Veolia unterstützt diese Forderungen ausdrücklich. „Wir brauchen einen gesamtgesellschaftlichen Ansatz. Politik, Hersteller und Verbraucher müssen handeln“, fordert Viets.
Vertrauen der Bürger erschüttert – Recycling in Gefahr
In Backnang läuft der Betrieb inzwischen wieder. „Unsere Sammeltouren im Landkreis sind nicht betroffen“, sagt Viets. Doch das Vertrauen ist erschüttert. Zwei Brände in sechs Wochen – manche Bürger fragen sich, ob sie ihren Müll noch ohne Risiko in die Tonnen werfen können.
Für die Branche steht viel auf dem Spiel. Denn mit jedem Brand gerät nicht nur die Entsorgungssicherheit in Gefahr, sondern auch das Recycling, ein zentraler Baustein der Kreislaufwirtschaft. Ohne funktionierende Anlagen bricht die Rohstoffrückgewinnung ein – mit Folgen für Klima und Wirtschaft.
„Politik muss jetzt handeln“ – BDE warnt vor Eskalation
Der BDE mahnt deshalb Eile an. „Brände in Entsorgungsanlagen werden immer noch unterschätzt.

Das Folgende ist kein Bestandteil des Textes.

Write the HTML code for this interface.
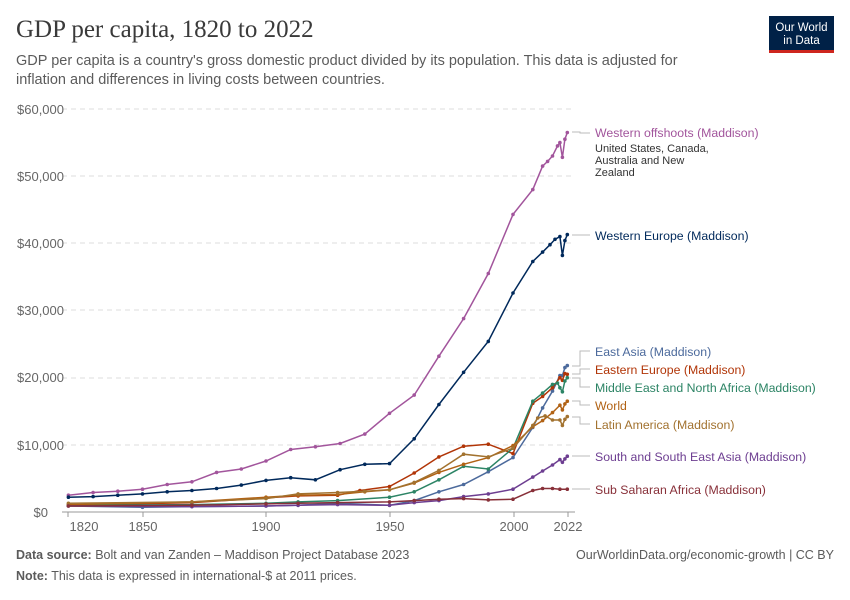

Die Politik muss jetzt handeln“, sagt BDE-Präsidentin Anja Siegesmund. Die Novelle des Elektro- und Elektronikgerätegesetzes sei eine „verpasste Chance“ gewesen – das Problem falsch entsorgter Akkus wurde dort schlicht ausgeklammert.
Unterdessen werden es immer mehr Akkus: Der Markt für Lithium-Ionen-Batterien wächst rasant, allein in Deutschland auf knapp 19 Milliarden Euro. Ein Ende ist nicht in Sicht. „Ohne Gegenmaßnahmen wird diese Entwicklung die Entsorgungswirtschaft an ihre Grenzen bringen“, warnt der BDE.